= WORKING DATA =

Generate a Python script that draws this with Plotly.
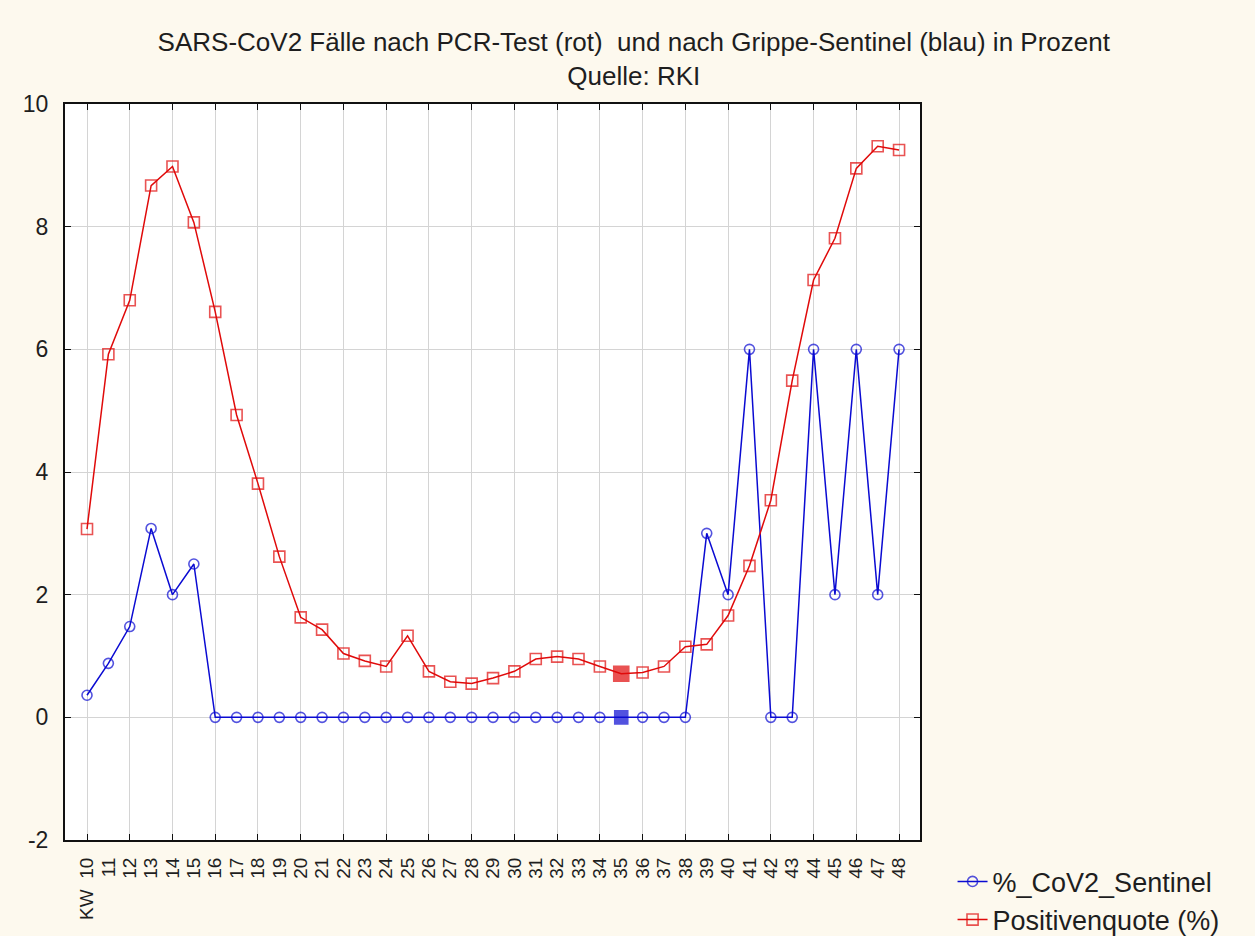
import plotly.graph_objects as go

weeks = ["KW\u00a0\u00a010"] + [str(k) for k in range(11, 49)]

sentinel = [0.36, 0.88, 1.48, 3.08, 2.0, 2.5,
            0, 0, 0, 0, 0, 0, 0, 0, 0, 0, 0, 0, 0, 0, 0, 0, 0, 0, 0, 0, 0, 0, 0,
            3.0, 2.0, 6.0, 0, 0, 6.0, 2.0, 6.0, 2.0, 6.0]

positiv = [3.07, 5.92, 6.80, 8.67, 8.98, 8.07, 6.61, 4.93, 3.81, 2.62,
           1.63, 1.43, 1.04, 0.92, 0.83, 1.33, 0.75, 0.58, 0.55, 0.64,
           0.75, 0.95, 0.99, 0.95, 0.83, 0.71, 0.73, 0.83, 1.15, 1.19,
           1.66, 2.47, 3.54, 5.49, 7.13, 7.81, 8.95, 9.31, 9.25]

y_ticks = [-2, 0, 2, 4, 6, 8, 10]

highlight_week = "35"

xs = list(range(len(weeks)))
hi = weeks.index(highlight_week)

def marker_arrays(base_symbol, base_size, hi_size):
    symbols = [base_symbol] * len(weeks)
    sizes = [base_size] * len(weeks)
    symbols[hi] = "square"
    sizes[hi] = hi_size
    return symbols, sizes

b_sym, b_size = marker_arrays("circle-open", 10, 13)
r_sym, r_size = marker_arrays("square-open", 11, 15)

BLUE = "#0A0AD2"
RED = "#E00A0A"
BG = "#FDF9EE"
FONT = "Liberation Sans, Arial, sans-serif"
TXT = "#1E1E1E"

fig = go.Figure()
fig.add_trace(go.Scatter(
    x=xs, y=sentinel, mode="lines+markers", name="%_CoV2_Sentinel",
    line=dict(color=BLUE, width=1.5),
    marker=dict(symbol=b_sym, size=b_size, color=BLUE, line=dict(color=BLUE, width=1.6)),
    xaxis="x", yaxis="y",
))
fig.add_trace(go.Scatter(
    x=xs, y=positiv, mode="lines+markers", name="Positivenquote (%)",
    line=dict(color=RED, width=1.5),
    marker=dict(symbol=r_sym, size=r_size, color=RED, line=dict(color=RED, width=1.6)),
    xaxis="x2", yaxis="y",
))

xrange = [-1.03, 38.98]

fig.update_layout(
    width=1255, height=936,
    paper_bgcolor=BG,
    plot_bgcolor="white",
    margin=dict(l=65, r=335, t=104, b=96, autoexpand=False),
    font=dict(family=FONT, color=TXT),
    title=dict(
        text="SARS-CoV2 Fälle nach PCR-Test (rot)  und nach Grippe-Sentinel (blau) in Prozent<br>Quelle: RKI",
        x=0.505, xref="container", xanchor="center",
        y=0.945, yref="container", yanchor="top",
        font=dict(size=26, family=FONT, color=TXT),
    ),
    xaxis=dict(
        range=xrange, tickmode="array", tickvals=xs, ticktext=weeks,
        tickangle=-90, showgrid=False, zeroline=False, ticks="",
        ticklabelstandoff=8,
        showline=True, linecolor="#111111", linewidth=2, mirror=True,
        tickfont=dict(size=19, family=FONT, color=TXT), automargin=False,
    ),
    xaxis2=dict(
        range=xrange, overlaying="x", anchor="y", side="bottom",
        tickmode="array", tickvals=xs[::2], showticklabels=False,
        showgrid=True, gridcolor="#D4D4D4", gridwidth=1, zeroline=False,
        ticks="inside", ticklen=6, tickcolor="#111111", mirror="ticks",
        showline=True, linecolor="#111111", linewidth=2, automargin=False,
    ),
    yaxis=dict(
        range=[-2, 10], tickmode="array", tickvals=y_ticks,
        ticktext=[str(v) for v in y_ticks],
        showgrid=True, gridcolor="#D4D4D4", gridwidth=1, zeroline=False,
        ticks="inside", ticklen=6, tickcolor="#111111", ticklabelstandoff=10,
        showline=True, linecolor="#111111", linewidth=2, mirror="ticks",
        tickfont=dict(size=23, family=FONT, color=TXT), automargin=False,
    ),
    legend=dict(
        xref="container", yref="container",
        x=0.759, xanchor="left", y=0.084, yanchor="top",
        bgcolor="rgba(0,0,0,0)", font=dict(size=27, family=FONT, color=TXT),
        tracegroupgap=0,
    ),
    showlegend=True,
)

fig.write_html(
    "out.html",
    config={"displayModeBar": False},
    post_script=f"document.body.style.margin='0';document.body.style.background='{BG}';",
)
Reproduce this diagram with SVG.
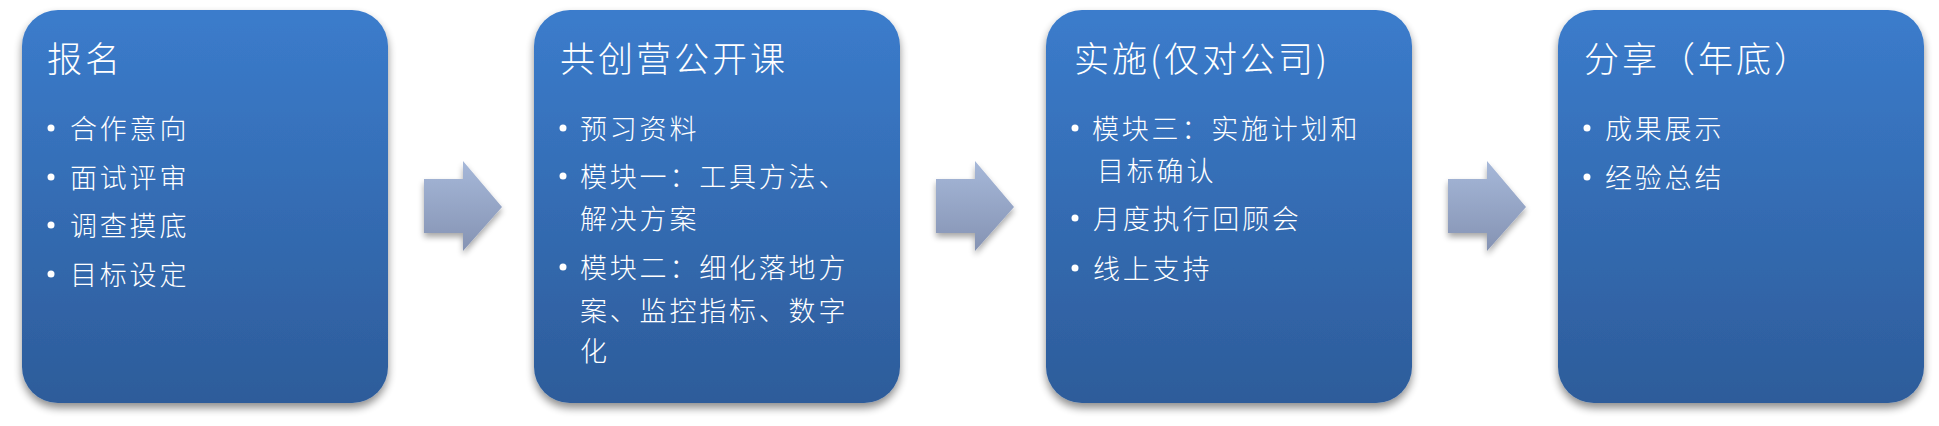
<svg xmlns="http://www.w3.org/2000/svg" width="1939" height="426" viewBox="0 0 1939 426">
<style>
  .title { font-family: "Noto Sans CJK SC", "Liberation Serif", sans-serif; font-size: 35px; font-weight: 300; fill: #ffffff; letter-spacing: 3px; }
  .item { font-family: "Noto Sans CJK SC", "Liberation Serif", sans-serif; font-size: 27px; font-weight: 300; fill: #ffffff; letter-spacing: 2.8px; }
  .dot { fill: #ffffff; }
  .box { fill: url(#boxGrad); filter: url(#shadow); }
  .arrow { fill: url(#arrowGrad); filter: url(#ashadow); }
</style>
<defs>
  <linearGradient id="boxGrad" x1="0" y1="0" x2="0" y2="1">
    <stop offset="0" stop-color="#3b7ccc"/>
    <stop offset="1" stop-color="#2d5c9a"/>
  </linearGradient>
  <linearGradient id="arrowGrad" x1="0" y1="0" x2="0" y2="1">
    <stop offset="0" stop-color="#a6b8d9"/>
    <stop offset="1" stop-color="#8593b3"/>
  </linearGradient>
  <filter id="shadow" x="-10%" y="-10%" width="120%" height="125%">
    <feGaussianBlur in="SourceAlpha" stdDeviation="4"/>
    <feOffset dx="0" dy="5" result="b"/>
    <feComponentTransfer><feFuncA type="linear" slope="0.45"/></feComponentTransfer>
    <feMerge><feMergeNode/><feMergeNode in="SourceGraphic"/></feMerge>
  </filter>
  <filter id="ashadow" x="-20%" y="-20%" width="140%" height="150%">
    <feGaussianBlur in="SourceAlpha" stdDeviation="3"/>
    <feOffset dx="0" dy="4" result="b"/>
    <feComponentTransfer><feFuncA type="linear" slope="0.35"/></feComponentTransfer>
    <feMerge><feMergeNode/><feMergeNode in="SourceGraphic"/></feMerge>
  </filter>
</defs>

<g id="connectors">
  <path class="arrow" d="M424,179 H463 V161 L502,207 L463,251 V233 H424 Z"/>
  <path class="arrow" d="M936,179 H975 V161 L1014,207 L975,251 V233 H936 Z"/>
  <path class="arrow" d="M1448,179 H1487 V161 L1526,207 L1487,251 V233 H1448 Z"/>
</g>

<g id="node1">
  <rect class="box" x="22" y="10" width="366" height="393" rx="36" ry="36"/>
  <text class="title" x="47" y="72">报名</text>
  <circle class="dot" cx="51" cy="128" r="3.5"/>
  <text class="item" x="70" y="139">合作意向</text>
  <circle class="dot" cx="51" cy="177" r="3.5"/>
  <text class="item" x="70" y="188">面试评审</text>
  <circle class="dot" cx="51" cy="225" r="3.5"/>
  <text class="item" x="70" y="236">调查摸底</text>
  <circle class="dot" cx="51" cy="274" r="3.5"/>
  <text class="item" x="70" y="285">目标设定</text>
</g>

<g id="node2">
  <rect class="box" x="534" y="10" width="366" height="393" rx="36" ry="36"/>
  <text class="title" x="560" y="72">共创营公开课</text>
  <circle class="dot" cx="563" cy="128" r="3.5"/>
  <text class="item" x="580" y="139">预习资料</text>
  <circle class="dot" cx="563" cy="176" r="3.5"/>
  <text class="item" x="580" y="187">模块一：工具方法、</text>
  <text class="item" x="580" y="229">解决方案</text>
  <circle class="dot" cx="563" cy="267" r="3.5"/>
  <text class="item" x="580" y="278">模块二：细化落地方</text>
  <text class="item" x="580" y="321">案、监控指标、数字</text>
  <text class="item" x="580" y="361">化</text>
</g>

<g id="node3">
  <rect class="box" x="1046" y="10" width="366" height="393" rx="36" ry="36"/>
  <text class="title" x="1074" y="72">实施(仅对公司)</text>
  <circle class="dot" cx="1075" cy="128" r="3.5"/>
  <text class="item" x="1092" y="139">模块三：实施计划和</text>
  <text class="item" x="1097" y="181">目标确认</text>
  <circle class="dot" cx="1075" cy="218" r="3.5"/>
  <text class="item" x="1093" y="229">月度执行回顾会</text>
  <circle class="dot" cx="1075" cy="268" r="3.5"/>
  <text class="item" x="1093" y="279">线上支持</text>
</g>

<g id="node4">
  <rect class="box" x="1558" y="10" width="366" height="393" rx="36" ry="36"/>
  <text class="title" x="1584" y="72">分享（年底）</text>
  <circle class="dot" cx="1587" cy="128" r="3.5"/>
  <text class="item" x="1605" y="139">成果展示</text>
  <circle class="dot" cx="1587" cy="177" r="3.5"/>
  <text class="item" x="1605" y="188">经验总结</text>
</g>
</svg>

= SHORT EXERCISE =
Extract every line containing the string "this" from the material.

= EXERCISE OUTPUT =
Generate a Python script that draws this with Plotly.
Reproduce this diagram with SVG.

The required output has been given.